== Entries supplied ==
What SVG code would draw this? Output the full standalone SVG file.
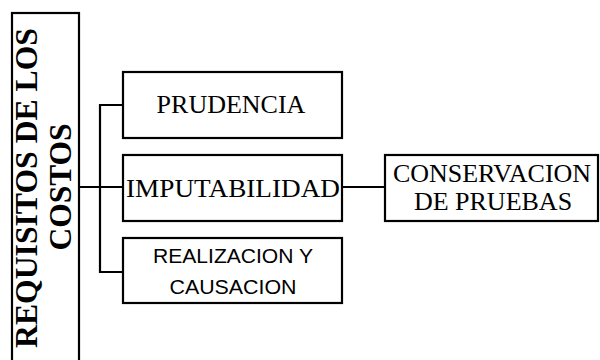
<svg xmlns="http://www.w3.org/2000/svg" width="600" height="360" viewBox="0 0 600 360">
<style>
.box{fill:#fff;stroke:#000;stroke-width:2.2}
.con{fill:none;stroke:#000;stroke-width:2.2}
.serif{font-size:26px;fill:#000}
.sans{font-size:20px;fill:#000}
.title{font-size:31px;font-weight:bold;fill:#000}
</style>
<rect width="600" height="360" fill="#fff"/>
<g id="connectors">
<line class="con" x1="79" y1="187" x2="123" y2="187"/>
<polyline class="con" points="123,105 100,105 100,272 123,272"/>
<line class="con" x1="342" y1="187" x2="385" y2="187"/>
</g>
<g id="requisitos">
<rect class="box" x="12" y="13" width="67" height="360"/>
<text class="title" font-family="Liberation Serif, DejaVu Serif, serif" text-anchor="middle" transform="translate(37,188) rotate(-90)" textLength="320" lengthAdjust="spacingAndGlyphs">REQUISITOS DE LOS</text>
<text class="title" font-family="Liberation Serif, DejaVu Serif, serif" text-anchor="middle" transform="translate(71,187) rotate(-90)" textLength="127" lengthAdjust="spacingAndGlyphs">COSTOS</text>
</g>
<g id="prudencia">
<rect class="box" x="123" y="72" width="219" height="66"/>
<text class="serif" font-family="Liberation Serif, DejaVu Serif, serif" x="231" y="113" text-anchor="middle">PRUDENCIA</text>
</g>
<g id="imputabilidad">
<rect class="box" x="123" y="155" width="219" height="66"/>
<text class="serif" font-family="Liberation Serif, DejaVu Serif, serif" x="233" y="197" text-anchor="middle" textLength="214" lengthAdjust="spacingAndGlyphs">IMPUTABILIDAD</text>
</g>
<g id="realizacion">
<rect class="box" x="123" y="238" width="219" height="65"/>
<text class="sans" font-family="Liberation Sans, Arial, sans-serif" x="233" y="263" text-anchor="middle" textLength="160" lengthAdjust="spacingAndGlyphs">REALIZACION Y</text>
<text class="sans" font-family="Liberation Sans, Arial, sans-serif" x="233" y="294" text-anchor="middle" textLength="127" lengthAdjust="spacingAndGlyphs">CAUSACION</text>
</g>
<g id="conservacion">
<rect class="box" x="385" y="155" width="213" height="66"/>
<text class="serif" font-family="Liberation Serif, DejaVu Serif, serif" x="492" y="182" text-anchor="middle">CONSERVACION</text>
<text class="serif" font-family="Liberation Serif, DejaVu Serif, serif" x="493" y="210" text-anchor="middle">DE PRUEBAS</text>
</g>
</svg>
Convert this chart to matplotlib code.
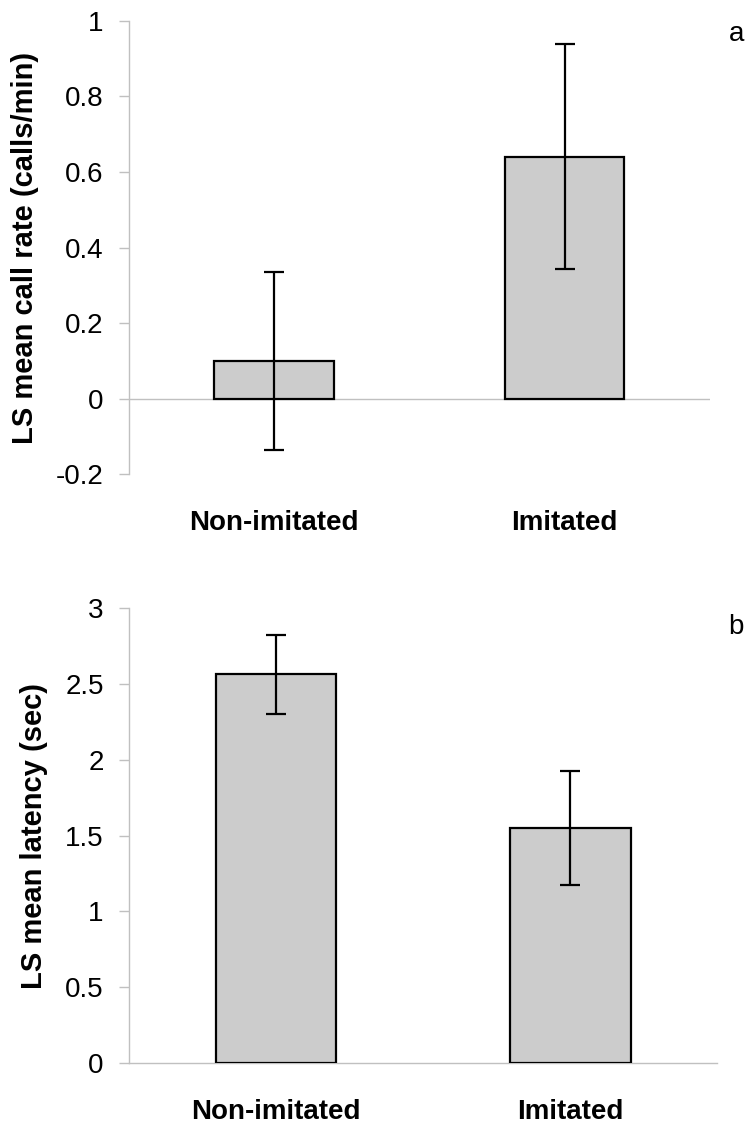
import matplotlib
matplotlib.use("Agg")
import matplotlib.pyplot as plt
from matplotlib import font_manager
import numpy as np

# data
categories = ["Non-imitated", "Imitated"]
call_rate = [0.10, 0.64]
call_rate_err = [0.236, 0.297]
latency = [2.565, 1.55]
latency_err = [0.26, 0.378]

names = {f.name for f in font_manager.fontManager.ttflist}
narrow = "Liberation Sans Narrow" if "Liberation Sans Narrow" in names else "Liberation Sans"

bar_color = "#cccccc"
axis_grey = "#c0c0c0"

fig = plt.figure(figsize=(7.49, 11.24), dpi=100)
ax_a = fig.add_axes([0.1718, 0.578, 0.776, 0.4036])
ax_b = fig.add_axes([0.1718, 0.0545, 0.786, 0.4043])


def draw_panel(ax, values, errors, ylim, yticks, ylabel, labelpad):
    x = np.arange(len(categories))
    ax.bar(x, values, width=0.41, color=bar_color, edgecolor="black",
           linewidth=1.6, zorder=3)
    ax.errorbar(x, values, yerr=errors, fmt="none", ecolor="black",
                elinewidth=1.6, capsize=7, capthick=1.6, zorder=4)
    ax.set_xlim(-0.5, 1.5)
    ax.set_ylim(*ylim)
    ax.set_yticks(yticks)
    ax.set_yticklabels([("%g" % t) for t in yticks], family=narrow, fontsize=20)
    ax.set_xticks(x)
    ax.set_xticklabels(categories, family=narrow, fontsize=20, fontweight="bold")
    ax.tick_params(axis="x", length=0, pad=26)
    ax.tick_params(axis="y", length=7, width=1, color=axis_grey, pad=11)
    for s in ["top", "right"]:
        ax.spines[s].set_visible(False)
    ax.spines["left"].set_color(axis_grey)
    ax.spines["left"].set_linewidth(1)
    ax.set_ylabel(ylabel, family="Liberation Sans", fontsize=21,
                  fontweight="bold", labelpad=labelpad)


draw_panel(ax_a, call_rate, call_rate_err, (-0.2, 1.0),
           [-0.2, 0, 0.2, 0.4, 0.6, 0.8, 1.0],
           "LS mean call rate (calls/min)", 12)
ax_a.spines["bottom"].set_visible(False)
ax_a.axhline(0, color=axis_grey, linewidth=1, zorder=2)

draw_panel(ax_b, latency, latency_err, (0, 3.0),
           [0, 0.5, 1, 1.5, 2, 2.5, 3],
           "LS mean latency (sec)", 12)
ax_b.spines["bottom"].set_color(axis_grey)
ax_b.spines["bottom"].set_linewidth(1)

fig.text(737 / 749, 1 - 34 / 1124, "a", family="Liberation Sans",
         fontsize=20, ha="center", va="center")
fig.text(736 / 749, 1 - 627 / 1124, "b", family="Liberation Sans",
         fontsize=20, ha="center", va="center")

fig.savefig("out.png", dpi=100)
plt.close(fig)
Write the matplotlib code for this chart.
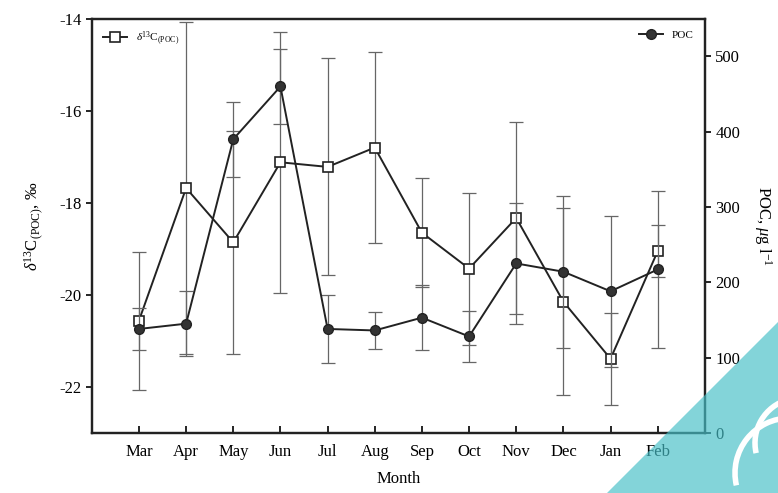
===
All of the data needs repeating exactly, but the pictures do not.

* Reply to the exercise *
What SVG code would draw this? Output the full standalone SVG file.
<svg xmlns="http://www.w3.org/2000/svg" width="600" height="360" viewBox="0 0 600 360">
<style>
.box{fill:#fff;stroke:#000;stroke-width:2.2}
.con{fill:none;stroke:#000;stroke-width:2.2}
.serif{font-size:26px;fill:#000}
.sans{font-size:20px;fill:#000}
.title{font-size:31px;font-weight:bold;fill:#000}
</style>
<rect width="600" height="360" fill="#fff"/>
<g id="connectors">
<line class="con" x1="79" y1="187" x2="123" y2="187"/>
<polyline class="con" points="123,105 100,105 100,272 123,272"/>
<line class="con" x1="342" y1="187" x2="385" y2="187"/>
</g>
<g id="requisitos">
<rect class="box" x="12" y="13" width="67" height="360"/>
<text class="title" font-family="Liberation Serif, DejaVu Serif, serif" text-anchor="middle" transform="translate(37,188) rotate(-90)" textLength="320" lengthAdjust="spacingAndGlyphs">REQUISITOS DE LOS</text>
<text class="title" font-family="Liberation Serif, DejaVu Serif, serif" text-anchor="middle" transform="translate(71,187) rotate(-90)" textLength="127" lengthAdjust="spacingAndGlyphs">COSTOS</text>
</g>
<g id="prudencia">
<rect class="box" x="123" y="72" width="219" height="66"/>
<text class="serif" font-family="Liberation Serif, DejaVu Serif, serif" x="231" y="113" text-anchor="middle">PRUDENCIA</text>
</g>
<g id="imputabilidad">
<rect class="box" x="123" y="155" width="219" height="66"/>
<text class="serif" font-family="Liberation Serif, DejaVu Serif, serif" x="233" y="197" text-anchor="middle" textLength="214" lengthAdjust="spacingAndGlyphs">IMPUTABILIDAD</text>
</g>
<g id="realizacion">
<rect class="box" x="123" y="238" width="219" height="65"/>
<text class="sans" font-family="Liberation Sans, Arial, sans-serif" x="233" y="263" text-anchor="middle" textLength="160" lengthAdjust="spacingAndGlyphs">REALIZACION Y</text>
<text class="sans" font-family="Liberation Sans, Arial, sans-serif" x="233" y="294" text-anchor="middle" textLength="127" lengthAdjust="spacingAndGlyphs">CAUSACION</text>
</g>
<g id="conservacion">
<rect class="box" x="385" y="155" width="213" height="66"/>
<text class="serif" font-family="Liberation Serif, DejaVu Serif, serif" x="492" y="182" text-anchor="middle">CONSERVACION</text>
<text class="serif" font-family="Liberation Serif, DejaVu Serif, serif" x="493" y="210" text-anchor="middle">DE PRUEBAS</text>
</g>
</svg>
Convert this chart to matplotlib code.
import matplotlib
matplotlib.use("Agg")
import matplotlib.pyplot as plt
from matplotlib import font_manager
import numpy as np

# data
categories = ["Non-imitated", "Imitated"]
call_rate = [0.10, 0.64]
call_rate_err = [0.236, 0.297]
latency = [2.565, 1.55]
latency_err = [0.26, 0.378]

names = {f.name for f in font_manager.fontManager.ttflist}
narrow = "Liberation Sans Narrow" if "Liberation Sans Narrow" in names else "Liberation Sans"

bar_color = "#cccccc"
axis_grey = "#c0c0c0"

fig = plt.figure(figsize=(7.49, 11.24), dpi=100)
ax_a = fig.add_axes([0.1718, 0.578, 0.776, 0.4036])
ax_b = fig.add_axes([0.1718, 0.0545, 0.786, 0.4043])


def draw_panel(ax, values, errors, ylim, yticks, ylabel, labelpad):
    x = np.arange(len(categories))
    ax.bar(x, values, width=0.41, color=bar_color, edgecolor="black",
           linewidth=1.6, zorder=3)
    ax.errorbar(x, values, yerr=errors, fmt="none", ecolor="black",
                elinewidth=1.6, capsize=7, capthick=1.6, zorder=4)
    ax.set_xlim(-0.5, 1.5)
    ax.set_ylim(*ylim)
    ax.set_yticks(yticks)
    ax.set_yticklabels([("%g" % t) for t in yticks], family=narrow, fontsize=20)
    ax.set_xticks(x)
    ax.set_xticklabels(categories, family=narrow, fontsize=20, fontweight="bold")
    ax.tick_params(axis="x", length=0, pad=26)
    ax.tick_params(axis="y", length=7, width=1, color=axis_grey, pad=11)
    for s in ["top", "right"]:
        ax.spines[s].set_visible(False)
    ax.spines["left"].set_color(axis_grey)
    ax.spines["left"].set_linewidth(1)
    ax.set_ylabel(ylabel, family="Liberation Sans", fontsize=21,
                  fontweight="bold", labelpad=labelpad)


draw_panel(ax_a, call_rate, call_rate_err, (-0.2, 1.0),
           [-0.2, 0, 0.2, 0.4, 0.6, 0.8, 1.0],
           "LS mean call rate (calls/min)", 12)
ax_a.spines["bottom"].set_visible(False)
ax_a.axhline(0, color=axis_grey, linewidth=1, zorder=2)

draw_panel(ax_b, latency, latency_err, (0, 3.0),
           [0, 0.5, 1, 1.5, 2, 2.5, 3],
           "LS mean latency (sec)", 12)
ax_b.spines["bottom"].set_color(axis_grey)
ax_b.spines["bottom"].set_linewidth(1)

fig.text(737 / 749, 1 - 34 / 1124, "a", family="Liberation Sans",
         fontsize=20, ha="center", va="center")
fig.text(736 / 749, 1 - 627 / 1124, "b", family="Liberation Sans",
         fontsize=20, ha="center", va="center")

fig.savefig("out.png", dpi=100)
plt.close(fig)
Write the matplotlib code for this chart.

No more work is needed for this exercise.